The bank, which runs the most commonly used emerging debt indexes, said it placed Nigeria on a negative index watch and would assess its place on the GBI over the few months.
The American bank had warned that currency controls by the Central Bank of Nigeria were making Nigeria’s bond market transactions too complex to meet its rules.
JPMorgan’s action could put the nation’s $31bn external reserves under threat as it may lead to further massive sell-offs of Nigerian assets by foreign portfolio investors.
The reserves are expected to deplete further as a result of this decision.
When the global plunge in oil prices hit the naira, the CBN sought initially to support it using external reserves, but had to resort to market controls as pressure persisted.
The JP Morgan index has around $210bn in assets under management benchmarked to it, supporting investor demand for the bonds it includes.
JP Morgan’s decision to phase Nigeria out of its index, which many investors track, marks the conclusion of a process initiated in January.
JP Morgan said the phase-out would take place between September 30 and October 30.
It had said earlier that to stay in the index, Nigeria would have to restore liquidity to its currency market in a way that allowed foreign investors tracking the index to transact with minimal hurdles.
Nigeria became the second African country after South Africa to be listed on the JP Morgan’s emerging government bond index in October 2012 after the CBN had removed a restriction for foreign investors to hold government bonds for a minimum of one year before they could exit.

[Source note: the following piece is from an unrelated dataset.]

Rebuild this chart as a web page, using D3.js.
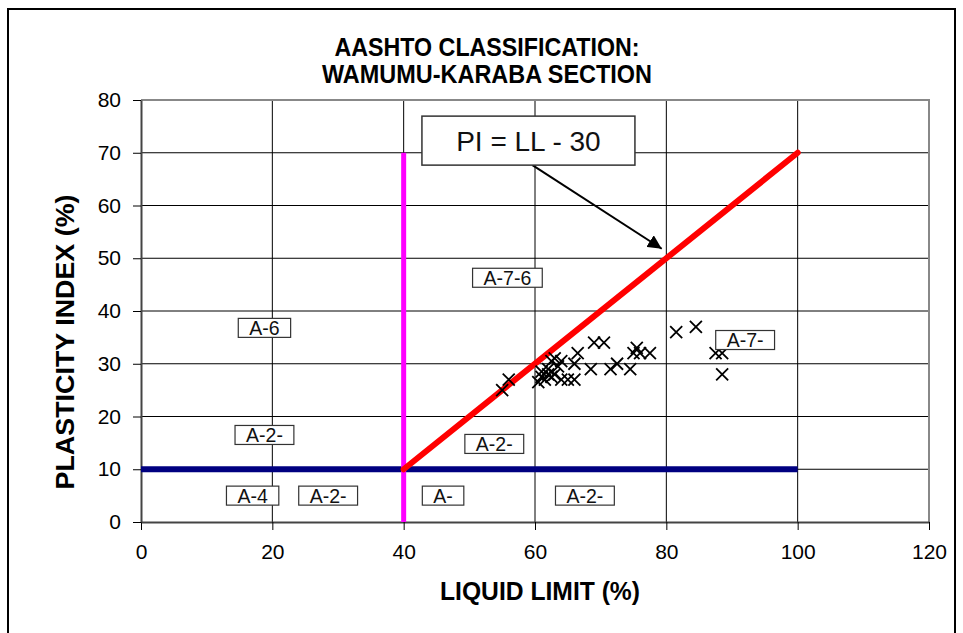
<!DOCTYPE html>
<html>
<head>
<meta charset="utf-8">
<script src="https://cdn.jsdelivr.net/npm/d3@7"></script>
<style>
  html, body { margin: 0; padding: 0; background: #fff; }
  svg { display: block; }
</style>
</head>
<body>
<svg id="chart" width="963" height="633"></svg>
<script>
// ---------- data ----------
const titleLines = ["AASHTO CLASSIFICATION:", "WAMUMU-KARABA SECTION"];
const xTitle = "LIQUID LIMIT (%)";
const yTitle = "PLASTICITY INDEX (%)";
const xTicks = [0, 20, 40, 60, 80, 100, 120];
const yTicks = [0, 10, 20, 30, 40, 50, 60, 70, 80];

// sample points: liquid limit (LL) and plasticity index (PI)
const sampleLL = [55, 56, 60.5, 61, 61, 61.5, 62, 62, 62.5, 62.5, 63, 63, 63.5, 64, 64, 65, 66, 66, 66.5, 68.5, 69, 70.5, 71.5, 72.5, 74.5, 75, 75.5, 76, 77.5, 81.5, 84.5, 87.5, 88.5, 88.5];
const samplePI = [25, 27, 26.5, 27.5, 28.5, 27, 29, 28, 27.5, 30.5, 31, 28, 29.5, 27, 30.5, 27, 27, 30, 32, 29, 34, 34, 29, 30, 29, 32, 33, 32, 32, 36, 37, 32, 32, 28];

// boundary lines
const lineLL40 = [[40, 0], [40, 70]];          // LL = 40
const linePI10 = [[0, 10], [100, 10]];         // PI = 10
const lineA   = [[40, 10], [100, 70]];         // PI = LL - 30

// zone labels (text, LL, PI)
const zoneText = ["A-6", "A-2-", "A-4", "A-2-", "A-7-6", "A-2-", "A-", "A-2-", "A-7-"];
const zoneLL   = [18.8, 18.8, 17, 28.5, 55.8, 53.8, 46, 67.6, 92];
const zonePI   = [36.8, 16.5, 5, 5, 46.3, 14.8, 5, 5, 34.5];

const calloutText = "PI = LL - 30";
const calloutAt = [59, 72.3];
const calloutArrowTo = [79.3, 51.8];

// ---------- drawing ----------
const svg = d3.select("#chart");
const W = 963, H = 633;
const x = d3.scaleLinear().domain([0, 120]).range([141, 929]);
const y = d3.scaleLinear().domain([0, 80]).range([522, 100]);

const sans = "'Liberation Sans', Arial, sans-serif";

svg.append("rect").attr("width", W).attr("height", H).attr("fill", "#fff");

// outer frame
svg.append("path")
  .attr("d", `M8,${H + 5} L8,9 L955,9 L955,${H + 5}`)
  .attr("fill", "none").attr("stroke", "#000").attr("stroke-width", 2);

// title (condensed bold)
const titleWidths = [305, 330];
svg.append("g").selectAll("text").data(titleLines).join("text")
  .attr("x", 487).attr("y", (d, i) => 56 + i * 27)
  .attr("text-anchor", "middle")
  .attr("font-family", sans).attr("font-weight", "bold").attr("font-size", 25)
  .attr("textLength", (d, i) => titleWidths[i]).attr("lengthAdjust", "spacingAndGlyphs")
  .attr("fill", "#000").text(d => d);

// grid
const grid = svg.append("g");
grid.selectAll("line.v").data(xTicks.filter(t => t > 0 && t < 120)).join("line")
  .attr("x1", d => x(d)).attr("x2", d => x(d)).attr("y1", y(0)).attr("y2", y(80))
  .attr("stroke", "#000").attr("stroke-width", 1);
grid.selectAll("line.h").data(yTicks.filter(t => t > 0 && t < 80)).join("line")
  .attr("x1", x(0)).attr("x2", x(120)).attr("y1", d => y(d)).attr("y2", d => y(d))
  .attr("stroke", "#000").attr("stroke-width", 1);

// plot border top/right
svg.append("path")
  .attr("d", `M${x(0)},${y(80)} L${x(120)},${y(80)} L${x(120)},${y(0)}`)
  .attr("fill", "none").attr("stroke", "#888").attr("stroke-width", 2);

// axes
const xAxis = d3.axisBottom(x).tickValues(xTicks).tickSize(8).tickPadding(14).tickSizeOuter(0);
const yAxis = d3.axisLeft(y).tickValues(yTicks).tickSize(8).tickPadding(12).tickSizeOuter(0);
const gx = svg.append("g").attr("transform", `translate(0,${y(0)})`).call(xAxis);
const gy = svg.append("g").attr("transform", `translate(${x(0)},0)`).call(yAxis);
[gx, gy].forEach(g => {
  g.select(".domain").attr("stroke", "#444").attr("stroke-width", 2);
  g.selectAll(".tick line").attr("stroke", "#000").attr("stroke-width", 1);
  g.selectAll(".tick text").attr("font-family", sans).attr("font-size", 21).attr("fill", "#000");
});

// axis titles
svg.append("text").attr("x", 540).attr("y", 600).attr("text-anchor", "middle")
  .attr("font-family", sans).attr("font-weight", "bold").attr("font-size", 25)
  .attr("textLength", 200).attr("lengthAdjust", "spacingAndGlyphs")
  .attr("fill", "#000").text(xTitle);
svg.append("text").attr("transform", `translate(74,342) rotate(-90)`)
  .attr("text-anchor", "middle")
  .attr("font-family", sans).attr("font-weight", "bold").attr("font-size", 25)
  .attr("textLength", 295).attr("lengthAdjust", "spacingAndGlyphs")
  .attr("fill", "#000").text(yTitle);

// boundary lines
const lineGen = d3.line().x(d => x(d[0])).y(d => y(d[1]));
svg.append("path").attr("d", lineGen(linePI10)).attr("stroke", "#000080").attr("stroke-width", 6).attr("fill", "none");
svg.append("path").attr("d", lineGen(lineLL40)).attr("stroke", "#ff00ff").attr("stroke-width", 5).attr("fill", "none");
svg.append("path").attr("d", lineGen(lineA)).attr("stroke", "#ff0000").attr("stroke-width", 6).attr("fill", "none").attr("stroke-linecap", "round");

// sample points (X markers)
const pts = sampleLL.map((v, i) => [v, samplePI[i]]);
const r = 6;
svg.append("g").selectAll("path").data(pts).join("path")
  .attr("d", d => {
    const cx = x(d[0]), cy = y(d[1]);
    return `M${cx - r},${cy - r}L${cx + r},${cy + r}M${cx - r},${cy + r}L${cx + r},${cy - r}`;
  })
  .attr("stroke", "#000").attr("stroke-width", 1.8).attr("fill", "none");

// zone labels
const zones = zoneText.map((t, i) => ({ t, lx: zoneLL[i], ly: zonePI[i] }));
const zg = svg.append("g").selectAll("g").data(zones).join("g")
  .attr("transform", d => `translate(${x(d.lx)},${y(d.ly)})`);
zg.append("rect");
zg.append("text")
  .attr("text-anchor", "middle").attr("dy", "0.36em")
  .attr("font-family", sans).attr("font-size", 19.5).attr("fill", "#111")
  .text(d => d.t);
zg.each(function () {
  const g = d3.select(this);
  const w = g.select("text").node().getComputedTextLength() + 22;
  g.select("rect").attr("x", -w / 2).attr("y", -9.5).attr("width", w).attr("height", 19)
    .attr("fill", "#fff").attr("stroke", "#333").attr("stroke-width", 1.2);
});

// callout
const cx0 = x(calloutAt[0]), cy0 = y(calloutAt[1]);
const bw = 213, bh = 49;
svg.append("defs").append("marker").attr("id", "ah")
  .attr("viewBox", "0 0 10 10").attr("refX", 10).attr("refY", 5)
  .attr("markerWidth", 7).attr("markerHeight", 7).attr("orient", "auto")
  .append("path").attr("d", "M0,0L10,5L0,10z").attr("fill", "#000");
svg.append("line")
  .attr("x1", cx0 + 4).attr("y1", cy0 + bh / 2)
  .attr("x2", x(calloutArrowTo[0])).attr("y2", y(calloutArrowTo[1]))
  .attr("stroke", "#000").attr("stroke-width", 2).attr("marker-end", "url(#ah)");
svg.append("rect").attr("x", cx0 - bw / 2).attr("y", cy0 - bh / 2).attr("width", bw).attr("height", bh)
  .attr("fill", "#fff").attr("stroke", "#333").attr("stroke-width", 1.5);
svg.append("text").attr("x", cx0).attr("y", cy0).attr("dy", "0.36em").attr("text-anchor", "middle")
  .attr("font-family", sans).attr("font-size", 28).attr("fill", "#111").text(calloutText);
</script>
</body>
</html>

The index added Nigeria’s 2014, 2019, 2022 and 2024 bonds, giving Africa’s biggest economy a weight of 1.8 per cent in the index.
“Foreign investors who track the GBI-EM series continue to face challenges and uncertainty while transacting in the naira due to the lack of a fully functional two-way FX market and limited transparency. As a result, Nigeria will be removed from each of the six GBI-EM indices starting September 30,” the bank said in a note.
The central bank had to devalue the naira and pegged it at a fixed rate against the dollar, turning trading into a one-way quote currency market whose lack of transparency angered investors and businesses.
The index provider said Nigeria would not be eligible for re-inclusion in the index for a minimum of 12 months and this was dependent upon a consistent track record of satisfying the index inclusion criteria such as a liquid currency market.
Analysts said the development would force funds tracking it to sell Nigerian bonds from their portfolios, potentially resulting in significant capital outflows and this in turn would raise borrowing costs for the country.
The Head of Economic Research, Ecobank, Mr. Angus Downie, however, had said this would only have limited impact in the short term because many foreign investors had already liquidated their Nigerian bond holdings, adding, “The level of capital outflows from this event will be relatively small.”
The EMBI is JP Morgan’s index of dollar-denominated sovereign bonds issued by a selection of emerging market countries, and the family of the EMBI is the most widely used and comprehensive emerging market sovereign debt benchmark, according to Financial Times.
JP Morgan added Nigeria to the index in 2012 when liquidity was improving, making it the second African country after South Africa to be included.